▶ **Given material**
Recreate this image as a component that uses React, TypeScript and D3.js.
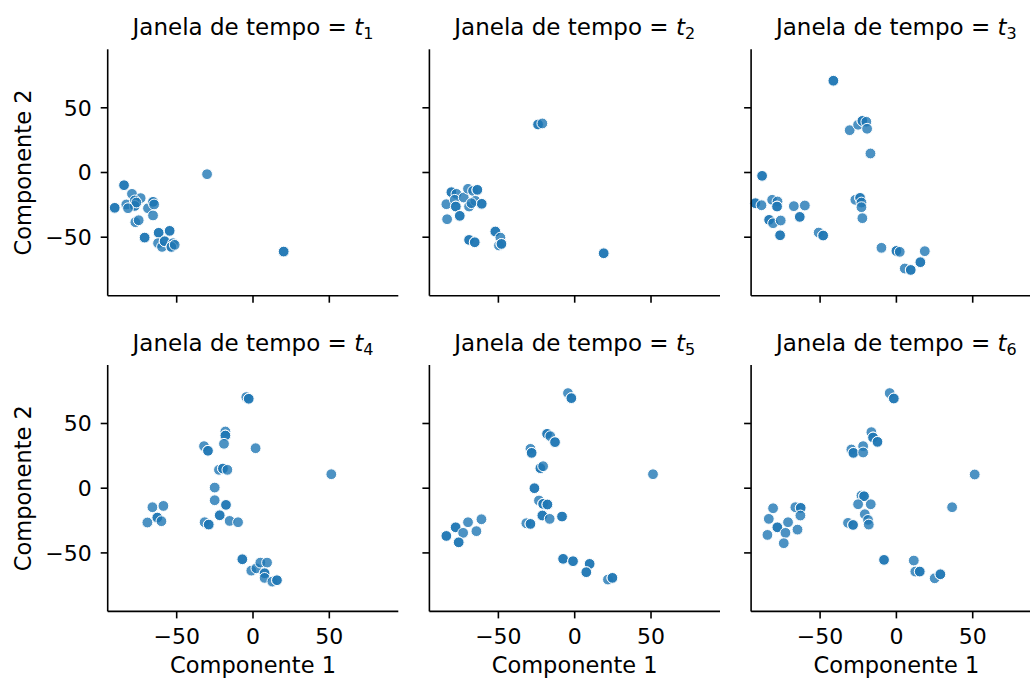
import React from "react"
import { scaleLinear } from "d3"

// [Componente 1, Componente 2, overlapping count]
const t1 = [
  [-84.5, -9.8, 2], [-90.6, -27.3, 2], [-79.3, -16.5, 1], [-73.6, -19.8, 1], [-83.0, -24.7, 1],
  [-77.5, -21.6, 1], [-77.5, -25.8, 2], [-76.4, -23.2, 1], [-81.9, -27.6, 1], [-68.8, -27.6, 1],
  [-65.5, -22.7, 2], [-64.8, -24.7, 1], [-65.5, -33.2, 1], [-77.1, -38.4, 1], [-74.9, -36.9, 1],
  [-71.0, -50.3, 2], [-61.8, -46.6, 2], [-54.6, -45.1, 2], [-62.2, -54.6, 1], [-59.6, -57.5, 1],
  [-57.9, -53.1, 2], [-52.4, -54.6, 1], [-53.5, -57.5, 2], [-51.3, -55.9, 1], [-30.1, -1.3, 1],
  [20.1, -61.1, 2],
]
const t2 = [
  [-24.0, 37.1, 2], [-21.2, 37.9, 1], [19.0, -62.4, 2], [-80.8, -15.2, 2], [-77.5, -16.5, 1],
  [-84.1, -24.5, 1], [-78.6, -21.1, 1], [-77.9, -26.3, 2], [-83.6, -36.1, 1], [-75.3, -33.5, 2],
  [-72.7, -19.3, 1], [-69.9, -12.6, 1], [-66.6, -14.2, 1], [-63.8, -13.4, 2], [-69.2, -26.3, 1],
  [-65.1, -21.9, 1], [-60.9, -24.2, 2], [-67.7, -23.7, 1], [-69.2, -52.1, 2], [-65.5, -53.9, 2],
  [-52.0, -45.6, 2], [-48.7, -50.3, 1], [-49.6, -56.4, 1], [-48.0, -55.2, 2],
]
const t3 = [
  [-41.3, 70.9, 2], [-30.6, 32.7, 1], [-25.1, 36.9, 1], [-22.3, 39.9, 2], [-19.7, 39.2, 1],
  [-19.2, 33.8, 1], [-17.0, 14.7, 1], [-88.0, -2.6, 2], [-92.4, -23.7, 2], [-88.4, -25.3, 1],
  [-81.4, -21.1, 1], [-77.9, -22.4, 1], [-78.2, -26.3, 2], [-83.4, -36.6, 2], [-80.8, -39.2, 1],
  [-75.8, -37.1, 1], [-76.2, -48.5, 2], [-67.2, -26.0, 1], [-60.0, -25.5, 1], [-63.3, -34.3, 2],
  [-50.9, -46.4, 1], [-48.0, -48.7, 2], [-26.9, -21.1, 1], [-23.8, -19.6, 2], [-22.9, -23.2, 1],
  [-22.9, -26.8, 1], [-22.3, -35.3, 1], [-9.8, -58.2, 1], [0.0, -60.6, 2], [2.2, -61.3, 1],
  [18.6, -60.8, 1], [15.7, -69.3, 2], [5.5, -74.2, 1], [9.4, -75.3, 2],
]
const t4 = [
  [-4.4, 70.4, 1], [-2.8, 69.1, 2], [-18.1, 43.8, 1], [-18.1, 40.7, 2], [-19.0, 34.3, 1],
  [-32.1, 32.5, 1], [-29.5, 28.9, 2], [1.7, 30.9, 1], [-22.3, 14.2, 1], [-19.7, 15.2, 2],
  [-16.8, 14.2, 1], [51.3, 10.8, 1], [-25.1, 0.5, 1], [-25.1, -9.3, 1], [-17.7, -12.9, 2],
  [-21.8, -20.9, 2], [-15.3, -25.3, 1], [-9.8, -26.3, 1], [-31.7, -26.3, 1], [-29.0, -28.1, 2],
  [-65.9, -14.7, 1], [-58.7, -13.7, 1], [-62.7, -22.7, 2], [-60.0, -25.5, 1], [-69.2, -26.5, 1],
  [-7.0, -54.9, 2], [-1.1, -63.7, 1], [2.2, -61.9, 1], [4.8, -57.5, 1], [9.2, -57.5, 1],
  [7.6, -65.7, 2], [7.6, -69.3, 1], [12.7, -72.2, 1], [15.7, -71.1, 2],
]
const t5 = [
  [-4.4, 73.5, 1], [-2.2, 69.6, 2], [-18.1, 42.0, 2], [-16.0, 40.2, 1], [-12.9, 35.6, 2],
  [-29.0, 30.4, 1], [-28.2, 27.3, 2], [-22.5, 15.5, 2], [-20.7, 17.0, 1], [51.3, 10.8, 1],
  [-26.4, 0.0, 2], [-23.4, -9.5, 1], [-20.7, -12.1, 2], [-17.9, -12.6, 2], [-21.2, -21.1, 2],
  [-16.4, -23.7, 1], [-8.3, -21.9, 2], [-31.7, -27.1, 1], [-29.0, -27.6, 2], [-84.1, -36.9, 2],
  [-78.0, -30.2, 2], [-73.1, -34.5, 1], [-76.0, -41.8, 2], [-69.9, -26.3, 1], [-64.4, -33.2, 1],
  [-61.1, -24.0, 1], [-7.6, -54.6, 2], [-1.1, -56.4, 2], [9.8, -58.5, 2], [7.6, -64.9, 2],
  [21.8, -70.6, 1], [24.7, -69.3, 2],
]
const t6 = [
  [-4.4, 73.5, 1], [-1.7, 69.3, 2], [-16.4, 43.3, 1], [-15.3, 39.2, 2], [-12.4, 35.8, 2],
  [-21.8, 32.5, 1], [-29.5, 29.9, 1], [-28.2, 27.3, 2], [-21.8, 27.6, 1], [51.3, 10.6, 1],
  [36.5, -14.7, 1], [-22.9, -5.7, 1], [-21.2, -6.2, 2], [-25.1, -12.4, 1], [-16.8, -12.4, 1],
  [-20.7, -20.1, 1], [-18.6, -24.5, 1], [-18.1, -28.1, 1], [-31.7, -26.8, 1], [-28.4, -28.4, 2],
  [-80.8, -15.5, 1], [-83.6, -23.7, 1], [-78.0, -30.2, 2], [-71.0, -26.3, 1], [-72.7, -34.5, 1],
  [-84.5, -36.1, 1], [-73.8, -42.5, 1], [-64.8, -32.0, 1], [-66.2, -14.7, 1], [-62.7, -15.2, 2],
  [-62.9, -21.1, 1], [-8.1, -55.4, 2], [11.4, -55.9, 1], [12.4, -64.4, 1], [15.3, -64.4, 2],
  [25.1, -69.6, 1], [28.8, -66.5, 2],
]

const series = [t1, t2, t3, t4, t5, t6]
const windowLabels = ["1", "2", "3", "4", "5", "6"]
const tickValues = [-50, 0, 50]
const domain = [-95.2, 95.2]

const W = 1030
const H = 679
const left = 107.7
const top = 49.3
const panelW = 290.6
const panelH = 246.4
const gapX = 31.1
const gapY = 69.3
const color = "#1f77b4"
const font = "DejaVu Sans, sans-serif"

function fmt(t) {
  return t < 0 ? "\u2212" + Math.abs(t) : String(t)
}

function Panel({ data, label, col, row }) {
  const x0 = left + col * (panelW + gapX)
  const y0 = top + row * (panelH + gapY)
  const x = scaleLinear().domain(domain).range([0, panelW])
  const y = scaleLinear().domain(domain).range([panelH, 0])
  const points = []
  data.forEach((d, i) => {
    for (let k = 0; k < d[2]; k++) points.push({ x: d[0], y: d[1], key: i + "-" + k })
  })
  return (
    <g transform={"translate(" + x0 + "," + y0 + ")"}>
      <text x={panelW / 2} y={-14} textAnchor="middle" fontSize={23} fontFamily={font}>
        Janela de tempo = <tspan fontStyle="italic">t</tspan>
        <tspan dy={4} fontSize={16}>{label}</tspan>
      </text>
      {points.map(p => (
        <circle
          key={p.key}
          cx={x(p.x)}
          cy={y(p.y)}
          r={5.4}
          fill={color}
          fillOpacity={0.8}
          stroke="#fff"
          strokeWidth={1}
        />
      ))}
      <line x1={0} x2={0} y1={0} y2={panelH} stroke="#000" strokeWidth={1.6} />
      <line x1={0} x2={panelW} y1={panelH} y2={panelH} stroke="#000" strokeWidth={1.6} />
      {tickValues.map(t => (
        <g key={"x" + t} transform={"translate(" + x(t) + "," + panelH + ")"}>
          <line y1={0} y2={7} stroke="#000" strokeWidth={1.6} />
          {row === 1 && (
            <text y={33} textAnchor="middle" fontSize={22} fontFamily={font}>
              {fmt(t)}
            </text>
          )}
        </g>
      ))}
      {tickValues.map(t => (
        <g key={"y" + t} transform={"translate(0," + y(t) + ")"}>
          <line x1={0} x2={-7} stroke="#000" strokeWidth={1.6} />
          {col === 0 && (
            <text x={-16} dy="0.36em" textAnchor="end" fontSize={22} fontFamily={font}>
              {fmt(t)}
            </text>
          )}
        </g>
      ))}
      {row === 1 && (
        <text x={panelW / 2} y={panelH + 62} textAnchor="middle" fontSize={22.5} fontFamily={font}>
          Componente 1
        </text>
      )}
      {col === 0 && (
        <text
          transform={"translate(-76.5," + panelH / 2 + ") rotate(-90)"}
          textAnchor="middle"
          fontSize={22.5}
          fontFamily={font}
        >
          Componente 2
        </text>
      )}
    </g>
  )
}

export default function App() {
  return (
    <svg
      width={W}
      height={H}
      style={{ position: "absolute", left: 0, top: 0, background: "#fff" }}
    >
      <rect width={W} height={H} fill="#fff" />
      {series.map((data, i) => (
        <Panel key={i} data={data} label={windowLabels[i]} col={i % 3} row={Math.floor(i / 3)} />
      ))}
    </svg>
  )
}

▶ **Problem statement**
Count up every line above that has the word "React" in it; answer with the number alone.

▶ **Solution to this problem**
2